• [Dataset content]:
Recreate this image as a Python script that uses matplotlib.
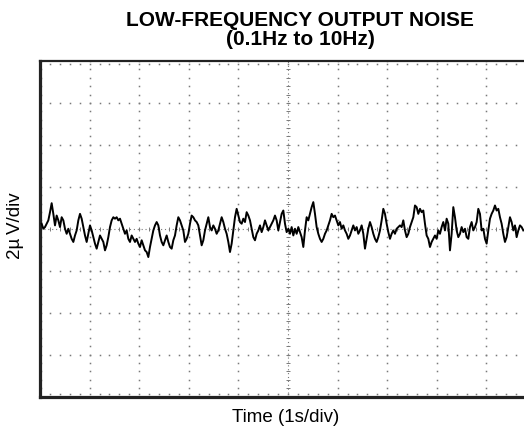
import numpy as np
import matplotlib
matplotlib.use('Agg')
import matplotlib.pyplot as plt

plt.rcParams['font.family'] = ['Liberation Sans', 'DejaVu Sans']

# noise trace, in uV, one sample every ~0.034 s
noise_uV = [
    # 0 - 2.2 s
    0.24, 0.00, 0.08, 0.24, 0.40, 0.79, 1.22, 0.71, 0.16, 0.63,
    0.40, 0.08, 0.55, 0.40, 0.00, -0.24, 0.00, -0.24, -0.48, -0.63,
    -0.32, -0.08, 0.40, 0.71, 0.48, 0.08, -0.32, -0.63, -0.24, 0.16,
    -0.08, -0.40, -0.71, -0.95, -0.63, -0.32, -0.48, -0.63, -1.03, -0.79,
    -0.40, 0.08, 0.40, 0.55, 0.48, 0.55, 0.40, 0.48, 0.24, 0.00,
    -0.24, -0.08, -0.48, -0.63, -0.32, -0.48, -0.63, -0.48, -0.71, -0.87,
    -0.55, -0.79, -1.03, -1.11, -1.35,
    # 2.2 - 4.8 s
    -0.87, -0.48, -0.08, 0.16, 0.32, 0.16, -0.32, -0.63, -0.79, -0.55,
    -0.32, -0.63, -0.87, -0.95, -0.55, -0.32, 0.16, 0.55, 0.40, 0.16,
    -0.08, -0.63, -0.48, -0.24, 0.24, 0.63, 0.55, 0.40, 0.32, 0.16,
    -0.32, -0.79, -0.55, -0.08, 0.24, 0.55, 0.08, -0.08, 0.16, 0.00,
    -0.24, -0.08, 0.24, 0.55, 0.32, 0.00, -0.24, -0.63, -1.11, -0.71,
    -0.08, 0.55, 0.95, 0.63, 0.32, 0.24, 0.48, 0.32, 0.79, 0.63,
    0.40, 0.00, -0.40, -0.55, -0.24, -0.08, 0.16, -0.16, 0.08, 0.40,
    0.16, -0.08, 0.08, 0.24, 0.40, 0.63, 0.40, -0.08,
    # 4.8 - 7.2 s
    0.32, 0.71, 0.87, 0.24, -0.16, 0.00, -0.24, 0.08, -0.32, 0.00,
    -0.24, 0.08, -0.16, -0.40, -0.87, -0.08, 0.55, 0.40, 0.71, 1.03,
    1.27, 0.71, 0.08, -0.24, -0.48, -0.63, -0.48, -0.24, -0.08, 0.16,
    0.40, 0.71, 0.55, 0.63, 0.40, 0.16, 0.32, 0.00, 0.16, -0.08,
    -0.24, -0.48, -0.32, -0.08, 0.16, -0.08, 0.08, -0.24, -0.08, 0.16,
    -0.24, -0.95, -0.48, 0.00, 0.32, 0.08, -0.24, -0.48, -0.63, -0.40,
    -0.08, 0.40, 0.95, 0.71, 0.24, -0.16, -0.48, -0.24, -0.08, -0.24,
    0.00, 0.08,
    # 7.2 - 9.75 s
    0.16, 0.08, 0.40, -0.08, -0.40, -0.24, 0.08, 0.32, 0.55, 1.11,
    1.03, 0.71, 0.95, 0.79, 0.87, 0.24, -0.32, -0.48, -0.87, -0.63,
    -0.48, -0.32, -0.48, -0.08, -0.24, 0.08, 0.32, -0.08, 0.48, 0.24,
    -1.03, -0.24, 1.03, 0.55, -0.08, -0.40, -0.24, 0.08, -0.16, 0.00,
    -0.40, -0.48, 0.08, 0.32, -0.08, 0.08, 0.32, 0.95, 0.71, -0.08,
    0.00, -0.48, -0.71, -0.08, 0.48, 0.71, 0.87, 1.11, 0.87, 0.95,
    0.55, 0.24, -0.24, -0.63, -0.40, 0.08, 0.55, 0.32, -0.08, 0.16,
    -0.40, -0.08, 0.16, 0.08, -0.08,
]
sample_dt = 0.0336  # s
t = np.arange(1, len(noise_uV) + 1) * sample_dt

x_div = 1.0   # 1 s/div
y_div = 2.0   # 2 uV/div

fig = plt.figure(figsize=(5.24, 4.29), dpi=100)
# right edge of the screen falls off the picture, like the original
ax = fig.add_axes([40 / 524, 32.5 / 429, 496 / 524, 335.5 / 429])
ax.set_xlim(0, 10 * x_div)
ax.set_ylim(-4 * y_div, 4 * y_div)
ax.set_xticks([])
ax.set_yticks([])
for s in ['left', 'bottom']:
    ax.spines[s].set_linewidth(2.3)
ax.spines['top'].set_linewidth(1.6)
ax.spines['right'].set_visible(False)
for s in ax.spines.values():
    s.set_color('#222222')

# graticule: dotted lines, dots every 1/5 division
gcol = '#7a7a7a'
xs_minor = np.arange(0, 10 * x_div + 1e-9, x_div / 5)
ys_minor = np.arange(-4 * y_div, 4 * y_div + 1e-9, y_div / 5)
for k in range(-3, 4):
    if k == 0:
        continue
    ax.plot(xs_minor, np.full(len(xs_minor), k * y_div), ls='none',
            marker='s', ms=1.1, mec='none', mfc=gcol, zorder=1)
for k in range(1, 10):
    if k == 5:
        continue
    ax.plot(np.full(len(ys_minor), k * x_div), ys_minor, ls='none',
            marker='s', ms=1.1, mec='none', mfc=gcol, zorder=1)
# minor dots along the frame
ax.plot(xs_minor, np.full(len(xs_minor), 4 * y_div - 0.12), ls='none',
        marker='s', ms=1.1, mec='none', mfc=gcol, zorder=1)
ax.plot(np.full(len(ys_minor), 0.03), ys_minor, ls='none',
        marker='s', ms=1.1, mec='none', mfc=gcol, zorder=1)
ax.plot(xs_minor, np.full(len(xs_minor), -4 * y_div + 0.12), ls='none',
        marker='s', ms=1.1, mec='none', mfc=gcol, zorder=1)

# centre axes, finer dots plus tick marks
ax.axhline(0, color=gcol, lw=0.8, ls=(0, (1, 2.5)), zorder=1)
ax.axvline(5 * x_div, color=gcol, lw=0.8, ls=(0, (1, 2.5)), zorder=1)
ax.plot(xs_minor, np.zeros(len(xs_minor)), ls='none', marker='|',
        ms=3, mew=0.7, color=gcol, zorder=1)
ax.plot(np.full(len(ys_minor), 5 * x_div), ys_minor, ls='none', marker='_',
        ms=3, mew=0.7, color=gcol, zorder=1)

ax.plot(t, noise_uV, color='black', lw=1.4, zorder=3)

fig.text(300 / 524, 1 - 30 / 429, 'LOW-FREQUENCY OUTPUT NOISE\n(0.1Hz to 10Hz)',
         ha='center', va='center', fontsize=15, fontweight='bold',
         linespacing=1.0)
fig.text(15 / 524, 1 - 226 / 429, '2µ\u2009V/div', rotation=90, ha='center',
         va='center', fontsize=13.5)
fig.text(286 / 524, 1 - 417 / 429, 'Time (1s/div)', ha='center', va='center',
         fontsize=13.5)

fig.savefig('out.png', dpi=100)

• [Exercise]: Copy out each line exactly, without the pictures.

• [Final answer]:
Recreate this image as a Python script that uses matplotlib.
import numpy as np
import matplotlib
matplotlib.use('Agg')
import matplotlib.pyplot as plt

plt.rcParams['font.family'] = ['Liberation Sans', 'DejaVu Sans']

# noise trace, in uV, one sample every ~0.034 s
noise_uV = [
    # 0 - 2.2 s
    0.24, 0.00, 0.08, 0.24, 0.40, 0.79, 1.22, 0.71, 0.16, 0.63,
    0.40, 0.08, 0.55, 0.40, 0.00, -0.24, 0.00, -0.24, -0.48, -0.63,
    -0.32, -0.08, 0.40, 0.71, 0.48, 0.08, -0.32, -0.63, -0.24, 0.16,
    -0.08, -0.40, -0.71, -0.95, -0.63, -0.32, -0.48, -0.63, -1.03, -0.79,
    -0.40, 0.08, 0.40, 0.55, 0.48, 0.55, 0.40, 0.48, 0.24, 0.00,
    -0.24, -0.08, -0.48, -0.63, -0.32, -0.48, -0.63, -0.48, -0.71, -0.87,
    -0.55, -0.79, -1.03, -1.11, -1.35,
    # 2.2 - 4.8 s
    -0.87, -0.48, -0.08, 0.16, 0.32, 0.16, -0.32, -0.63, -0.79, -0.55,
    -0.32, -0.63, -0.87, -0.95, -0.55, -0.32, 0.16, 0.55, 0.40, 0.16,
    -0.08, -0.63, -0.48, -0.24, 0.24, 0.63, 0.55, 0.40, 0.32, 0.16,
    -0.32, -0.79, -0.55, -0.08, 0.24, 0.55, 0.08, -0.08, 0.16, 0.00,
    -0.24, -0.08, 0.24, 0.55, 0.32, 0.00, -0.24, -0.63, -1.11, -0.71,
    -0.08, 0.55, 0.95, 0.63, 0.32, 0.24, 0.48, 0.32, 0.79, 0.63,
    0.40, 0.00, -0.40, -0.55, -0.24, -0.08, 0.16, -0.16, 0.08, 0.40,
    0.16, -0.08, 0.08, 0.24, 0.40, 0.63, 0.40, -0.08,
    # 4.8 - 7.2 s
    0.32, 0.71, 0.87, 0.24, -0.16, 0.00, -0.24, 0.08, -0.32, 0.00,
    -0.24, 0.08, -0.16, -0.40, -0.87, -0.08, 0.55, 0.40, 0.71, 1.03,
    1.27, 0.71, 0.08, -0.24, -0.48, -0.63, -0.48, -0.24, -0.08, 0.16,
    0.40, 0.71, 0.55, 0.63, 0.40, 0.16, 0.32, 0.00, 0.16, -0.08,
    -0.24, -0.48, -0.32, -0.08, 0.16, -0.08, 0.08, -0.24, -0.08, 0.16,
    -0.24, -0.95, -0.48, 0.00, 0.32, 0.08, -0.24, -0.48, -0.63, -0.40,
    -0.08, 0.40, 0.95, 0.71, 0.24, -0.16, -0.48, -0.24, -0.08, -0.24,
    0.00, 0.08,
    # 7.2 - 9.75 s
    0.16, 0.08, 0.40, -0.08, -0.40, -0.24, 0.08, 0.32, 0.55, 1.11,
    1.03, 0.71, 0.95, 0.79, 0.87, 0.24, -0.32, -0.48, -0.87, -0.63,
    -0.48, -0.32, -0.48, -0.08, -0.24, 0.08, 0.32, -0.08, 0.48, 0.24,
    -1.03, -0.24, 1.03, 0.55, -0.08, -0.40, -0.24, 0.08, -0.16, 0.00,
    -0.40, -0.48, 0.08, 0.32, -0.08, 0.08, 0.32, 0.95, 0.71, -0.08,
    0.00, -0.48, -0.71, -0.08, 0.48, 0.71, 0.87, 1.11, 0.87, 0.95,
    0.55, 0.24, -0.24, -0.63, -0.40, 0.08, 0.55, 0.32, -0.08, 0.16,
    -0.40, -0.08, 0.16, 0.08, -0.08,
]
sample_dt = 0.0336  # s
t = np.arange(1, len(noise_uV) + 1) * sample_dt

x_div = 1.0   # 1 s/div
y_div = 2.0   # 2 uV/div

fig = plt.figure(figsize=(5.24, 4.29), dpi=100)
# right edge of the screen falls off the picture, like the original
ax = fig.add_axes([40 / 524, 32.5 / 429, 496 / 524, 335.5 / 429])
ax.set_xlim(0, 10 * x_div)
ax.set_ylim(-4 * y_div, 4 * y_div)
ax.set_xticks([])
ax.set_yticks([])
for s in ['left', 'bottom']:
    ax.spines[s].set_linewidth(2.3)
ax.spines['top'].set_linewidth(1.6)
ax.spines['right'].set_visible(False)
for s in ax.spines.values():
    s.set_color('#222222')

# graticule: dotted lines, dots every 1/5 division
gcol = '#7a7a7a'
xs_minor = np.arange(0, 10 * x_div + 1e-9, x_div / 5)
ys_minor = np.arange(-4 * y_div, 4 * y_div + 1e-9, y_div / 5)
for k in range(-3, 4):
    if k == 0:
        continue
    ax.plot(xs_minor, np.full(len(xs_minor), k * y_div), ls='none',
            marker='s', ms=1.1, mec='none', mfc=gcol, zorder=1)
for k in range(1, 10):
    if k == 5:
        continue
    ax.plot(np.full(len(ys_minor), k * x_div), ys_minor, ls='none',
            marker='s', ms=1.1, mec='none', mfc=gcol, zorder=1)
# minor dots along the frame
ax.plot(xs_minor, np.full(len(xs_minor), 4 * y_div - 0.12), ls='none',
        marker='s', ms=1.1, mec='none', mfc=gcol, zorder=1)
ax.plot(np.full(len(ys_minor), 0.03), ys_minor, ls='none',
        marker='s', ms=1.1, mec='none', mfc=gcol, zorder=1)
ax.plot(xs_minor, np.full(len(xs_minor), -4 * y_div + 0.12), ls='none',
        marker='s', ms=1.1, mec='none', mfc=gcol, zorder=1)

# centre axes, finer dots plus tick marks
ax.axhline(0, color=gcol, lw=0.8, ls=(0, (1, 2.5)), zorder=1)
ax.axvline(5 * x_div, color=gcol, lw=0.8, ls=(0, (1, 2.5)), zorder=1)
ax.plot(xs_minor, np.zeros(len(xs_minor)), ls='none', marker='|',
        ms=3, mew=0.7, color=gcol, zorder=1)
ax.plot(np.full(len(ys_minor), 5 * x_div), ys_minor, ls='none', marker='_',
        ms=3, mew=0.7, color=gcol, zorder=1)

ax.plot(t, noise_uV, color='black', lw=1.4, zorder=3)

fig.text(300 / 524, 1 - 30 / 429, 'LOW-FREQUENCY OUTPUT NOISE\n(0.1Hz to 10Hz)',
         ha='center', va='center', fontsize=15, fontweight='bold',
         linespacing=1.0)
fig.text(15 / 524, 1 - 226 / 429, '2µ\u2009V/div', rotation=90, ha='center',
         va='center', fontsize=13.5)
fig.text(286 / 524, 1 - 417 / 429, 'Time (1s/div)', ha='center', va='center',
         fontsize=13.5)

fig.savefig('out.png', dpi=100)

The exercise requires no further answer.